We can’t avoid talking about the negative things in our bags. Let’s face it, while it feels nice to focus on the positive bricks in our bags, we will do most of our growing by recognizing the negative bricks in our bags and then doing what is necessary, with God’s help, to remove them.

In Isaiah 56 and 57 we learn of a people who were filling their children’s bags with lots of negative bricks. Their leaders were sinful and they attempted to treat God as a gumball machine, putting their works of religion in and growing angry when the results they wanted didn’t come out. But in chapter 58 things begin to change. God offers them a new deal. IF they will choose to do what is right from a heart of trust in God and not out of legalism as they had been taught, God will change their future. Vs. 11 says, “The Lord will guide you continually, and satisfy your soul in drought, and strengthen your bones; You shall be like a watered garden, and like a spring of water whose waters do not fail.”

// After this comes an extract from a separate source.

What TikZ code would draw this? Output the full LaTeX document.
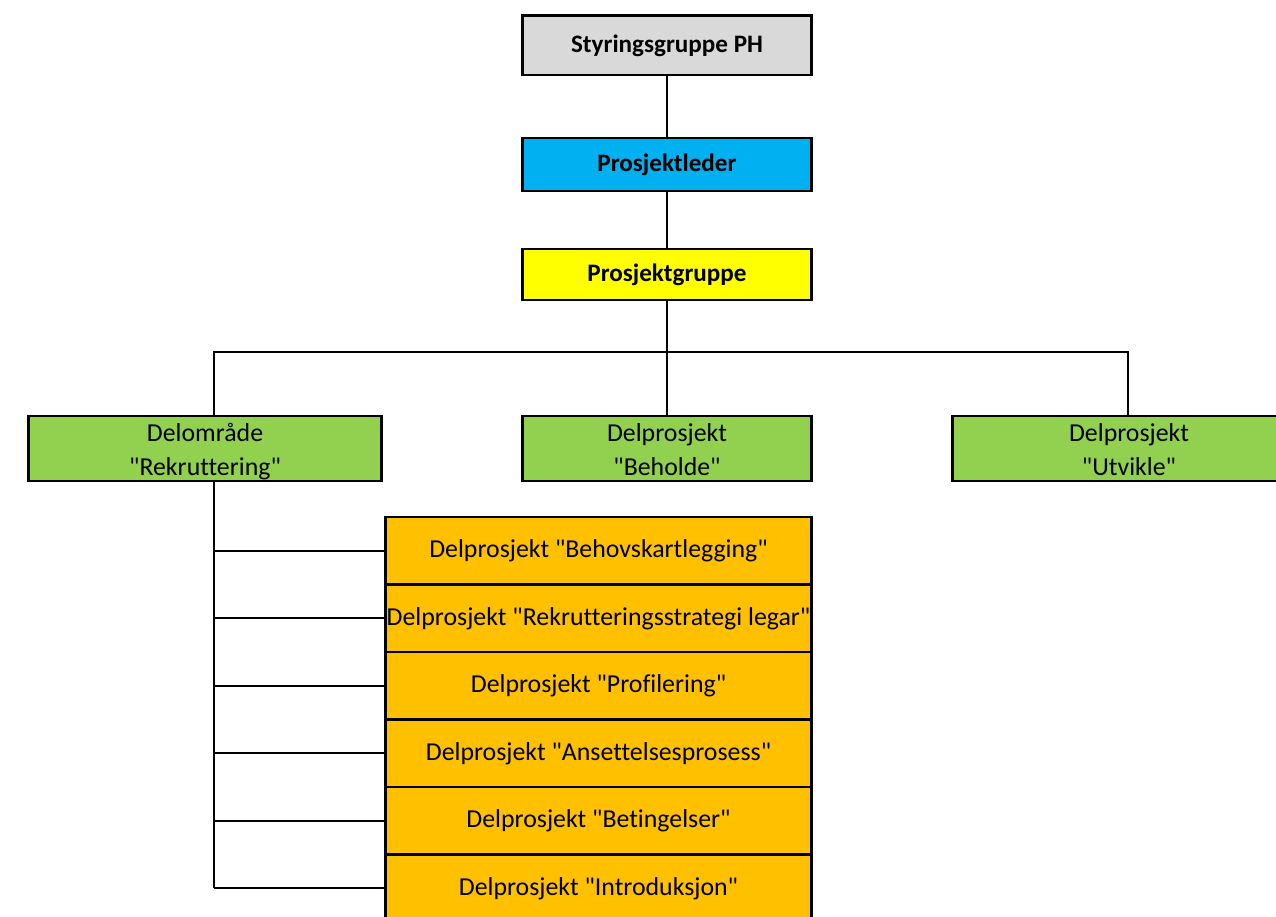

God offered them an opportunity to change their “fate”. To be a spring of refreshing water to the world around them. They didn’t have to continue to pass on the ungodly things from their bag. If they would choose to truly trust God and accept that what had been handed them was wrong, they could change the lives of generations to come. Vs. 12 says, “Those from among you shall build the old waste places; You shall raise up the foundations of many generations; And you shall be called the Repairer of the Breach, The Restorer of streets to Dwell in.” Don’t we all want to be repairers of the breach? We don’t honor our parents by passing on a heritage of sensitivity, anger, control, bitterness, laziness or any other number of negative character issues.

Julia:

We all have different things in our bag. Generations of women in my family had babies out of wed-lock. My Mom pointed this out to me as a teen. She challenged me to be a “restorer”, to change the trend. I had to see that weakness in my bag and remove it…to change the future. Some of the things in our bags are not as blatantly sinful. But if I have attitudes and actions that are as natural to me as breathing, but that are unchristlike, then I have a choice at the moment I recognize it. Do I shrug it off and say, “Well, I’m an Imhoff, we tend to be…..”. Or do I be honest and say, “I am a Christian first and this is not how my Father behaves.” With God’s help, we can remove the bricks that pull us away from God.

Matt:

So the question is, What’s in your bag? Only you can know. Only you can be honest enough before God to see what is in your bag and remove with God’s help the weight that so easily besets you. We must remember this is a generational changing challenge. Being aware of what is in our bags will not only impact who we are and our relationship with Jesus, but it will impact our children and their children. And hopefully one day our children will look in their bags and see fewer negative bricks. It is my prayer that when my boys see bricks that I didn’t know to remove, they will be strong enough to choose Jesus’ ways over my ways. I also pray they will come to me and show me the brick so that I can remove the one in my bag as well.